Dienstag, 9. Januar 2007
In der Nähe so fern
In diesem Jugendstiltraum von Bahnhof, standen die beste Freundin und ich und suchten nach einem Zug nach Breslau. Doch auf dem Fahrplan gab es kein Breslau, überhaupt existierte Polen darauf nicht, ganz so, als endete die Welt da unten an der Neiße, wo direkt am gegenüberliegenden polnischen Ufer eine paar alte, bonbonfarbene Häuser standen, hinter denen Plattenbauten emporragten. Zwischen den Ufern die Altstadtbrücke stand schon lange nicht mehr, gesprengt, wie so viele kurz vor Kriegsende.

Die müssen doch von hier irgendwie mit dem Zug nach Breslau kommen, so weit ist das doch gar nicht, wunderte sich die beste Freundin.
Lass uns an der Info fragen, schlug ich vor.
Die beiden Damen waren sehr freundlich. Nein, von hier ginge kein Zug nach Breslau, aber wahrscheinlich vom Bahnhof auf der anderen Seite in Zgorzelec. Wie wir denn dahin kämen, wollten wir wissen.
Da fahren Sie über die Autobrücke, sagte die ältere der beiden, die ich auf Ende 40 schätzte.
Wir haben leider kein Auto, entgegnete ich, fährt nicht auch irgendein Bus hinüber?
Das weiß ich leider nicht, entschuldigte sie sich, ich war ja noch nie drüben.

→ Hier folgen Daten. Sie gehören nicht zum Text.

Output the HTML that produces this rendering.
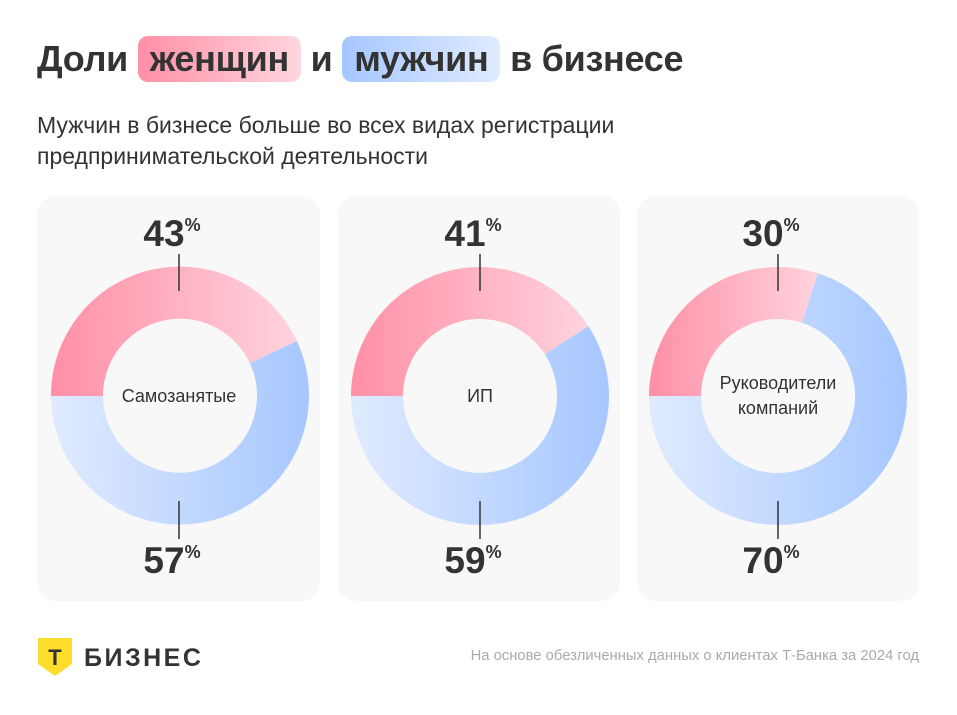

Weißt Du, ob es einen Bus dahin gibt?, wandte sie sich an ihre jüngere Kollegin.
Es könnte sein, dass einer am alten Postamt abfährt, antwortete die Enddreißigerin. Aber ganz sicher bin ich mir nicht, ich war auch noch nie dort.
Aber wir haben eine Kollegin, die war schon mal da, sagte die erste fast ehrfürchtig. Gell, die Heike, die ist doch schon einmal nach Zgorzelec rübergefahren?
Ihre Kollegin nickte. Ja, die war einmal drüben. Ist schon ein paar Jahre her.

Wir bedankten uns und machten uns auf die Suche nach der Bushaltestelle. Draußen auf dem Bahnhofsvorplatz mussten wir dann doch ein bisschen lachen.
Mein Gott, meinte die beste Freundin, so wie die das sagten, klang es mindestens wie eine Expedition in den Himalaya.

Das war im Mai 2004. Polen war wenige Tage zuvor der EU beigetreten.